Subprime Mortgage Market

Finding a subprime mortgage is harder than it was a few years ago because the subprime mortgage market is smaller.

Many subprime mortgage lenders went out of business during the subprime mortgage crisis. Those that have survived have restricted their lending and limited their offerings. Many of the subprime mortgages available just a few years ago are no longer sold.

Despite the contraction of the subprime mortgage market it is still possible to get a subprime mortgage. It will just take longer and maybe more expensive.

Subprime Mortgages

A subprime mortgage is a real estate loan made to people who can’t qualify for a traditional prime rate mortgage. A prime rate mortgage is one on which the standard interest rate is charged. A subprime mortgage comes with a higher mortgage rate because it is designed to be issued to riskier borrowers.

The subprime mortgage market specialized in providing loans to those with bad credit and people with low incomes. Historically these people were underserved by the mortgage industry. The idea was that by giving these people mortgages they would become homeowners and better citizens.

Subprime mortgages usually come with much higher interest rates and bigger monthly payments than traditional mortgages. Many subprime mortgages had more restrictive terms for example many subprime mortgages were adjustable rate mortgages. In an adjustable rate mortgage the lender could change the interest rate.

Some other subprime mortgages waived traditional requirements such as the down payment. Many subprime mortgages were very expensive because they came with a large amount of mortgage insurance. Mortgage insurance reduces the risk the lender takes when issuing such a mortgage.

Finding a Subprime Mortgage

Subprime mortgages are still being marketed online as bad credit or poor credit mortgages. Many lenders are still wishing to issue subprime mortgages because they can be very profitable.

There are many people who can’t qualify for a prime mortgage but have the money for a mortgage. Lenders are still anxious to do business with these people because they have the money to pay a mortgage.

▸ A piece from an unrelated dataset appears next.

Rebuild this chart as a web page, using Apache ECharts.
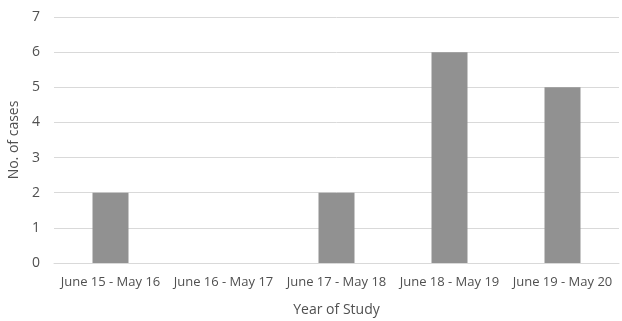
<!DOCTYPE html>
<html>
<head>
<meta charset="utf-8">
<script src="https://cdn.jsdelivr.net/npm/echarts@6/dist/echarts.min.js"></script>
<style>
  html, body { margin: 0; padding: 0; background: #fff; }
  #chart { width: 622px; height: 321px; }
</style>
</head>
<body>
<div id="chart"></div>
<script>
// Study periods and number of cases per period
const categories = ['June 15 - May 16', 'June 16 - May 17', 'June 17 - May 18', 'June 18 - May 19', 'June 19 - May 20'];
const cases = [2, 0, 2, 6, 5];
const yTicks = [0, 1, 2, 3, 4, 5, 6, 7];

const textColor = '#505050';
const fontFamily = 'Open Sans, Noto Sans, sans-serif';

const chart = echarts.init(document.getElementById('chart'), null, { renderer: 'canvas' });
chart.setOption({
  animation: false,
  backgroundColor: '#fff',
  grid: { left: 54, right: 3, top: 17, bottom: 58, containLabel: false, outerBoundsMode: 'none' },
  xAxis: {
    type: 'category',
    data: categories,
    name: 'Year of Study',
    nameLocation: 'middle',
    nameGap: 40,
    nameTextStyle: { color: textColor, fontSize: 14, fontFamily },
    axisLine: { lineStyle: { color: '#d9d9d9', width: 1 } },
    axisTick: { show: false },
    axisLabel: { color: textColor, fontSize: 13, fontFamily, margin: 13, interval: 0 }
  },
  yAxis: {
    type: 'value',
    min: yTicks[0],
    max: yTicks[yTicks.length - 1],
    interval: 1,
    name: 'No. of cases',
    nameLocation: 'middle',
    nameGap: 21,
    nameTextStyle: { color: textColor, fontSize: 14, fontFamily },
    axisLine: { show: false },
    axisTick: { show: false },
    axisLabel: { color: textColor, fontSize: 14, fontFamily, margin: 14 },
    splitLine: { lineStyle: { color: '#d9d9d9', width: 1 } }
  },
  series: [{
    type: 'bar',
    data: cases,
    barWidth: 36,
    itemStyle: { color: '#919191' }
  }]
});
</script>
</body>
</html>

A person who is willing to put up a large down payment (usually around 20%) will get a better deal on a subprime mortgage. Individuals who are willing to get alternative kinds of mortgages such as Adjustable Rate Mortgages will also have an easier time in the subprime mortgage market.

Subprime Mortgage Costs

The average person should avoid the subprime mortgage market because of the high costs of such mortgages.

The only time a person should consider a subprime mortgage is when they can make a large down payment. This will enable them to get a better deal and waive some of the restrictions. Making a down payment of 20% or more can eliminate the need for mortgage insurance which can also reduce mortgage costs.